Educare è aiutare a vivere per spiegare le ali nel futuro

“Noi viviamo in una società particolarmente violenta, sempre più il nostro comportamento è dominato dagli istinti. Dobbiamo lavorare sui freni inibitori, gli adolescenti si accorgono dopo di aver compiuto comportamenti fuori regola, fuori legge. Un uomo pulsionale è un uomo incapace di applicare i freni. La distruttività, la violenza contro sè stessi. Di fronte ad un istinto distruttivo i freni inibitori evitano di mettere in atto il comportamento violento. C’è una educazione ai freni inibitori, l’educazione non ha come scopo le buone maniere di decorazione, ma aiutare a vivere. Saper controllare i freni inibitori, è educare alle emozioni e ai sentimenti. La rabbia è una violenza che non è ancora uscita, verso qualcuno o verso sè stessi. In una società che non ha voglia di aspettare, che è sempre in tempo reale, bisogna lavorare su questo. Le frustrazioni generano rabbia, c’è voglia di distruggere, di cancellare. Aiutiamo i ragazzi perchè non si turpino le ali, perchè c’è spazio nel futuro per poterle spiegare”

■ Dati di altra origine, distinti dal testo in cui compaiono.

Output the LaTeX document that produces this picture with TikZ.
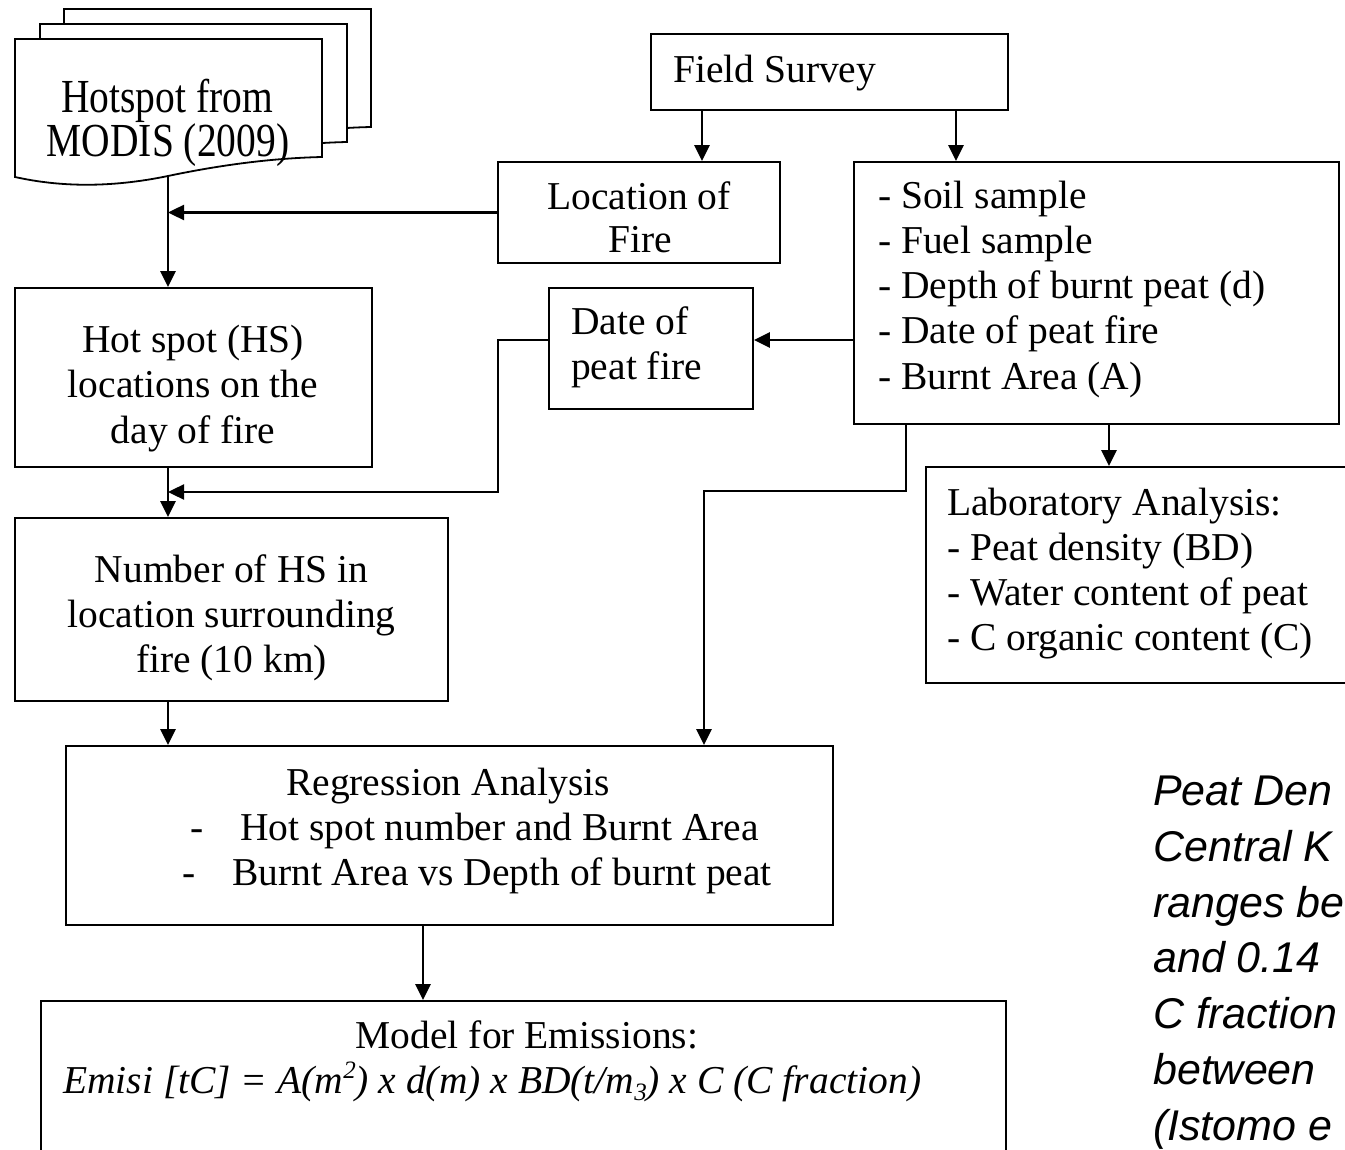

Educare alle emozioni e ai sentimenti. Questo è l’aiuto che dobbiamo fornire come genitori, come psicologi, come educatori, come professionisti d’aiuto. Creare nelle nostre relazioni lo spazio per accogliere l’attesa, la frustrazione, la rabbia, la gioia, il dolore, la paura, la gelosia, l’invidia, tutte le emozioni che colorano le nostre esistenze e che nel momento in cui le proviamo ci stanno chiedendo attenzione, ci stanno chiedendo di essere ascoltate perchè solo se le ascoltiamo ci informano su come stiamo, e ci illuminano la strada!